De todo o crédito tomado pelas empresas, 39,2% eram da modalidade mercantil até o final de 2022, de acordo com um estudo da Serasa Experian, divulgado com exclusividade à Bloomberg Línea.
A proporção é a maior registrada desde o pico histórico de 41% em 2018, quando a atividade econômica ainda se recuperava lentamente da recessão de 2015 e 2016.
O resultado mostra que o Brasil teve dois anos seguidos de expansão do crédito mercantil depois de uma fase de retração. É o primeiro ciclo de aumento desde o intervalo entre 2013 e 2018, de acordo com o estudo.
O crescimento do crédito mercantil coincide com um período de inflação elevada, juros em alta e inadimplência de famílias e empresas em ascensão, o que levou as instituições financeiras a ficarem mais seletivas e criteriosas na concessão de crédito.
“As empresas que necessitam manter um certo nível de endividamento para tocar suas atividades acabam recorrendo ao chamado crédito mercantil”, disse Luiz Rabi, economista da Serasa Experian e responsável pelo estudo, em entrevista.
“É o atacado financiando o varejo, e é a indústria financiando tanto o atacado quanto o varejo. Essas empresas fornecedoras desempenham de certa forma o papel de instituições financeiras dos seus clientes, para eles continuarem operando.”
O estudo tem como base os balanços de cerca de 80.000 empresas no Brasil que publicam demonstrações financeiras em jornais no país. Os dados de 2023 não estão disponíveis porque a análise ainda depende da divulgação dos números fechados no ano, o que deve ocorrer ao longo dos próximos meses.
Para Rabi, da Serasa, a tendência é a de que a expansão do crédito mercantil tenha continuado em 2023, diante da desaceleração da concessão de crédito no país no ano passado e das condições financeiras mais apertadas.
O Banco Central começou a fazer cortes na Selic apenas em agosto, depois de mantê-la no patamar de 13,75% ao ano por cerca de 12 meses. Atualmente, a taxa básica de juros está em 11,25% ao ano e a expectativa de economistas do mercado financeiro é de que encerre 2024 em 9%, de acordo com o Boletim Focus divulgado em 27 de fevereiro.

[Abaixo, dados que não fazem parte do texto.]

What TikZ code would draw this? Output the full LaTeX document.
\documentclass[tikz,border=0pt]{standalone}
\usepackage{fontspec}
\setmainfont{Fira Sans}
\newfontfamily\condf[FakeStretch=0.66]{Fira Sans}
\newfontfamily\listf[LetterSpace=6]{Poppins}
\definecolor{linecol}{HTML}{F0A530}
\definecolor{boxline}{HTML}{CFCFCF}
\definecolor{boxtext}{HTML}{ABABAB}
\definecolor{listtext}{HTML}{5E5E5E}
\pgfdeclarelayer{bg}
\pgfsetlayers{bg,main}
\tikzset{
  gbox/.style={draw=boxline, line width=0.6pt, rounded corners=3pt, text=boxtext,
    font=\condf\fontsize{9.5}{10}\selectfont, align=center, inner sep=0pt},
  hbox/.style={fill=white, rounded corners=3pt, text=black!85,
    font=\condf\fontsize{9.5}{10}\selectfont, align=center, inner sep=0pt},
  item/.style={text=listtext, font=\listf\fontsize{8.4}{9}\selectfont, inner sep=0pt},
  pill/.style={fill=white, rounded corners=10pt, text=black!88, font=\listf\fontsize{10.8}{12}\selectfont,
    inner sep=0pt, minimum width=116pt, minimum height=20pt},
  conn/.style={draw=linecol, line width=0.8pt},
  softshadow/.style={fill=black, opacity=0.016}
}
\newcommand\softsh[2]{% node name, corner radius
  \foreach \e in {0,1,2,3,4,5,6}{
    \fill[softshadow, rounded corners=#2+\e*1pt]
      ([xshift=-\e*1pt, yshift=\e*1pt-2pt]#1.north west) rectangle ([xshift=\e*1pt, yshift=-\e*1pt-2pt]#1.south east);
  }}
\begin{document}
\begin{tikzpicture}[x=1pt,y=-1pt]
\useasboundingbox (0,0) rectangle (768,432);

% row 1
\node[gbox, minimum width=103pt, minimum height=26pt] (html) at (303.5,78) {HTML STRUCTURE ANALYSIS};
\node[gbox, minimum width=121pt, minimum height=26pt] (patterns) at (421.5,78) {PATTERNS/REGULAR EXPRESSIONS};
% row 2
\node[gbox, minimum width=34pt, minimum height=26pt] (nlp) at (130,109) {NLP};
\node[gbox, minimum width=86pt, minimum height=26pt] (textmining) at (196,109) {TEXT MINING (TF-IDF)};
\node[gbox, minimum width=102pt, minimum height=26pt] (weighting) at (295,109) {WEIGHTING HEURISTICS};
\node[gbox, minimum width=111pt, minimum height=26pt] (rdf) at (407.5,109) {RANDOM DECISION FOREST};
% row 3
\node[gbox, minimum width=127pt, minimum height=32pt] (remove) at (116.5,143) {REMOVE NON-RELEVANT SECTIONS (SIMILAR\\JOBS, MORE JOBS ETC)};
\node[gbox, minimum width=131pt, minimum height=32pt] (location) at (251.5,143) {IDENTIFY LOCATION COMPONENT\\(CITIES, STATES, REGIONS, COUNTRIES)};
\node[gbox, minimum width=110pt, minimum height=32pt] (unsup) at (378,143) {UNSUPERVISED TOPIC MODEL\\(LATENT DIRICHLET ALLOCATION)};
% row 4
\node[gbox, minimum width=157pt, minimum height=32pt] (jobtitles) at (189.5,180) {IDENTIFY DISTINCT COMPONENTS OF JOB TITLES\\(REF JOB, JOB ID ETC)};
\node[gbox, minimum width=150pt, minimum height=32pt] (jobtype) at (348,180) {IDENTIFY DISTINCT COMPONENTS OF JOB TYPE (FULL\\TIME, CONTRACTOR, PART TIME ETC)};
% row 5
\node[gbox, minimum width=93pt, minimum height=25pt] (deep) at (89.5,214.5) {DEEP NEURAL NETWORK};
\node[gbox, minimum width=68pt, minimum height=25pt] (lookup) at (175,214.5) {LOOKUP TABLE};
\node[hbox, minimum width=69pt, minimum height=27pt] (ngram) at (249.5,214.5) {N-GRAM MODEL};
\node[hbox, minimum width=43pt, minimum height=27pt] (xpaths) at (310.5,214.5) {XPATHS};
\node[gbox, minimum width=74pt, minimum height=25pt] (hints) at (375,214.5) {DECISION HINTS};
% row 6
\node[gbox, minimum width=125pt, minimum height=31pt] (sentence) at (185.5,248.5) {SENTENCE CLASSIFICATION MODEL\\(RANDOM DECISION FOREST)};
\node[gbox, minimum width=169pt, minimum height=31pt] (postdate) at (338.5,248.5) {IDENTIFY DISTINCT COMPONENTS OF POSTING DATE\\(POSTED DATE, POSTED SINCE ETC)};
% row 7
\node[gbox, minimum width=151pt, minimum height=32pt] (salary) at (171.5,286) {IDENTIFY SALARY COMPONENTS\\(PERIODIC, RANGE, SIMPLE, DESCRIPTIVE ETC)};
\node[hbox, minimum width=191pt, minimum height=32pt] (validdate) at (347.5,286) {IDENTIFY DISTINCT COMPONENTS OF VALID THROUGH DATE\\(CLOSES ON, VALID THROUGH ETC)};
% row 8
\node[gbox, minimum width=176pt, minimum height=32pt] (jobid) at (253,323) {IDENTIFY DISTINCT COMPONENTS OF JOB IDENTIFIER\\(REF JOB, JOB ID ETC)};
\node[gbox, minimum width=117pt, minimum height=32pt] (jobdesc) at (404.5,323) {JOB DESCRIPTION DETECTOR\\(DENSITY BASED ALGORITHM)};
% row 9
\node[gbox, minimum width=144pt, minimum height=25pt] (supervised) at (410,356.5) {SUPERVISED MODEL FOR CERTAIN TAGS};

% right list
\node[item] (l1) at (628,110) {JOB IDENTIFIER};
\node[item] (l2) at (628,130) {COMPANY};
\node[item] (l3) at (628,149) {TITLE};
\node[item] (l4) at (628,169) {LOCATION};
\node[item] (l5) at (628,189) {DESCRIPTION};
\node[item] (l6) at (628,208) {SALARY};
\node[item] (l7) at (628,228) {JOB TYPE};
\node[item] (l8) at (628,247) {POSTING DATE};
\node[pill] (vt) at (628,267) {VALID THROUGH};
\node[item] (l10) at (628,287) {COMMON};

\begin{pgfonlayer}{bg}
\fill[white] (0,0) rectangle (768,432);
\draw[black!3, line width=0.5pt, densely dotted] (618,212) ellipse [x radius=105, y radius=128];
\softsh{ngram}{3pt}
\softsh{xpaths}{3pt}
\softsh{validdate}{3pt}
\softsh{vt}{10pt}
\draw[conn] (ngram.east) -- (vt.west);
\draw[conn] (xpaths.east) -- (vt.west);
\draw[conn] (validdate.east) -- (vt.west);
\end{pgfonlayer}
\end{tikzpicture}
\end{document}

Para 2024, as perspectivas são mais amenas, com a redução das taxas de juros e a indicação dos bancos de que podem voltar a expandir a concessão de crédito.
“Há todo um horizonte de que os bancos vão aumentar o crédito neste ano, porque os juros estão caindo, a inadimplência está dando os seus primeiros sinais de queda, a economia não está em recessão, a inflação está sob controle. Não vemos muitos obstáculos para que o crédito bancário possa voltar a ter um crescimento mais próximo de dois dígitos”, disse Rabi.

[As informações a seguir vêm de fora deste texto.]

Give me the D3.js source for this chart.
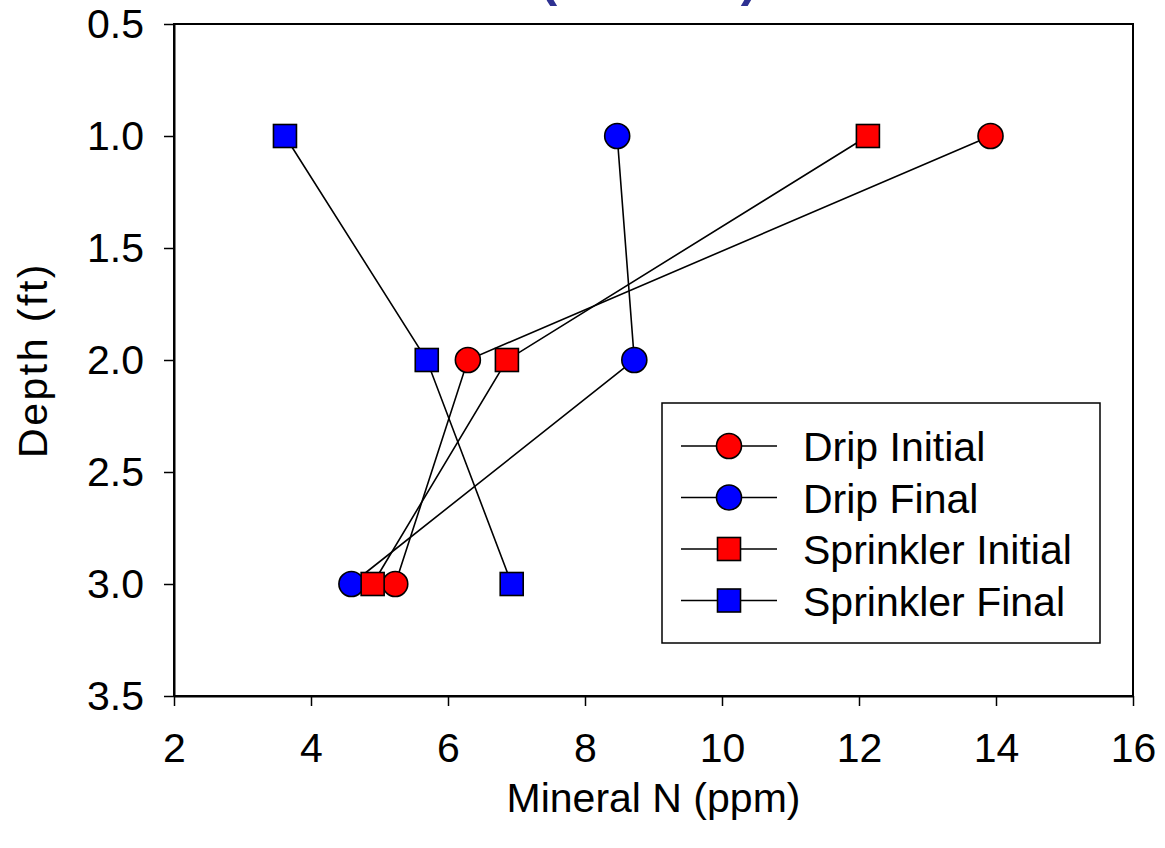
<!DOCTYPE html>
<html><head><meta charset="utf-8">
<script src="https://cdn.jsdelivr.net/npm/d3@7"></script>
<style>body{margin:0;background:#fff}svg{display:block}text{font-family:"Liberation Sans",Arial,sans-serif}</style>
</head><body>
<script>
const depths = [1.0, 2.0, 3.0];
const seriesNames = ["Drip Initial", "Drip Final", "Sprinkler Initial", "Sprinkler Final"];
const dripInitial = [13.92, 6.29, 5.23];
const dripFinal = [8.47, 8.72, 4.59];
const sprinklerInitial = [12.13, 6.86, 4.9];
const sprinklerFinal = [3.62, 5.69, 6.93];
const seriesColors = ["#ff0000", "#0000ff", "#ff0000", "#0000ff"];
const seriesShapes = ["circle", "circle", "square", "square"];
const xTicks = [2, 4, 6, 8, 10, 12, 14, 16];
const yTicks = [0.5, 1.0, 1.5, 2.0, 2.5, 3.0, 3.5];
const titleText = "(2004-05)";

const W = 1165, H = 848;
const m = {l: 174, r: 1133, t: 24, b: 696};
const FS = 41;
const svg = d3.select("body").append("svg").attr("width", W).attr("height", H);
const x = d3.scaleLinear().domain([2, 16]).range([m.l, m.r]);
const y = d3.scaleLinear().domain([0.5, 3.5]).range([m.t, m.b]);

// title (cut off at the top edge, as in the original)
svg.append("text").attr("x", 649).attr("y", -4).attr("text-anchor", "middle")
  .attr("font-size", 50).attr("font-weight", "bold").attr("fill", "#2e3192").text(titleText);

// frame
svg.append("rect").attr("x", m.l).attr("y", m.t).attr("width", m.r - m.l).attr("height", m.b - m.t)
  .attr("fill", "none").attr("stroke", "#000").attr("stroke-width", 2);

const xAxis = svg.append("g").attr("transform", `translate(0,${m.b})`)
  .call(d3.axisBottom(x).tickValues(xTicks).tickSize(10).tickSizeOuter(0).tickPadding(27).tickFormat(d3.format("d")));
const yAxis = svg.append("g").attr("transform", `translate(${m.l},0)`)
  .call(d3.axisLeft(y).tickValues(yTicks).tickSize(10).tickSizeOuter(0).tickPadding(20).tickFormat(d3.format(".1f")));
[xAxis, yAxis].forEach(a => {
  a.attr("font-size", null).attr("font-family", null);
  a.select(".domain").attr("stroke-width", 2);
  a.selectAll(".tick line").attr("stroke-width", 1.5);
  a.selectAll("text").attr("font-size", FS).attr("fill", "#000");
});

svg.append("text").attr("x", (m.l + m.r) / 2).attr("y", 812).attr("text-anchor", "middle")
  .attr("font-size", FS).text("Mineral N (ppm)");
svg.append("text").attr("transform", `translate(47,${(m.t + m.b) / 2}) rotate(-90)`).attr("text-anchor", "middle")
  .attr("font-size", FS).attr("letter-spacing", 2.5).text("Depth (ft)");

const series = [dripInitial, dripFinal, sprinklerInitial, sprinklerFinal];
const line = d3.line().x(d => x(d[0])).y(d => y(d[1]));
function drawMarker(g, shape, color, cx, cy) {
  if (shape === "circle") {
    g.append("circle").attr("cx", cx).attr("cy", cy).attr("r", 12.5)
      .attr("fill", color).attr("stroke", "#000").attr("stroke-width", 1.6);
  } else {
    g.append("rect").attr("x", cx - 11.5).attr("y", cy - 11.5).attr("width", 23).attr("height", 23)
      .attr("fill", color).attr("stroke", "#000").attr("stroke-width", 1.6);
  }
}
series.forEach((vals, i) => {
  const pts = vals.map((v, j) => [v, depths[j]]);
  svg.append("path").attr("d", line(pts)).attr("fill", "none").attr("stroke", "#000").attr("stroke-width", 1.6);
});
series.forEach((vals, i) => {
  const g = svg.append("g");
  vals.forEach((v, j) => drawMarker(g, seriesShapes[i], seriesColors[i], x(v), y(depths[j])));
});

// legend
const lg = svg.append("g");
lg.append("rect").attr("x", 662).attr("y", 403).attr("width", 438).attr("height", 240)
  .attr("fill", "#fff").attr("stroke", "#000").attr("stroke-width", 1.5);
seriesNames.forEach((name, i) => {
  const cy = 446 + i * 51.5;
  lg.append("line").attr("x1", 681).attr("x2", 777).attr("y1", cy).attr("y2", cy)
    .attr("stroke", "#000").attr("stroke-width", 1.6);
  drawMarker(lg, seriesShapes[i], seriesColors[i], 729, cy);
  lg.append("text").attr("x", 803).attr("y", cy + 15).attr("font-size", FS).text(name);
});
</script>
</body></html>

Comércio é setor mais ativo
Dos setores analisados, o comércio é o que tem a maior proporção de crédito mercantil em relação ao passivo total. O segmento atacadista lidera, com o crédito mercantil representando 59,6% das dívidas contabilizadas. Ele é seguido de comércio varejista (54,4%), indústria de bens intermediários (43,8%), indústria de bens de capital (42,2%) e de serviços de telecomunicações (38,4%).
Entre os segmentos nos quais o crédito mercantil tem menor participação estão os de energia elétrica (5,5%), construção civil (22,6%), setores diversos (23,6%) e agricultura e extração vegetal (27,2%).
Para Rabi, da Serasa, o crédito mercantil é uma importante fonte de financiamento das empresas. Mesmo nos anos em que a modalidade retrocedeu, a participação se manteve acima de 30%.
O economista notou que, quanto mais próximo do consumidor a atuação da empresa, maior é a participação do crédito mercantil, como é o caso do varejo e do atacado, que movimentam muitos estoques de produtos acabados.
“O crédito mercantil não chega a ser um competidor do crédito bancário. Ele é um complemento que ganha preponderância em momentos em que o bancário acaba se retraindo. Ele tem esse papel fundamental no financiamento das atividades de diversos setores”, disse o economista.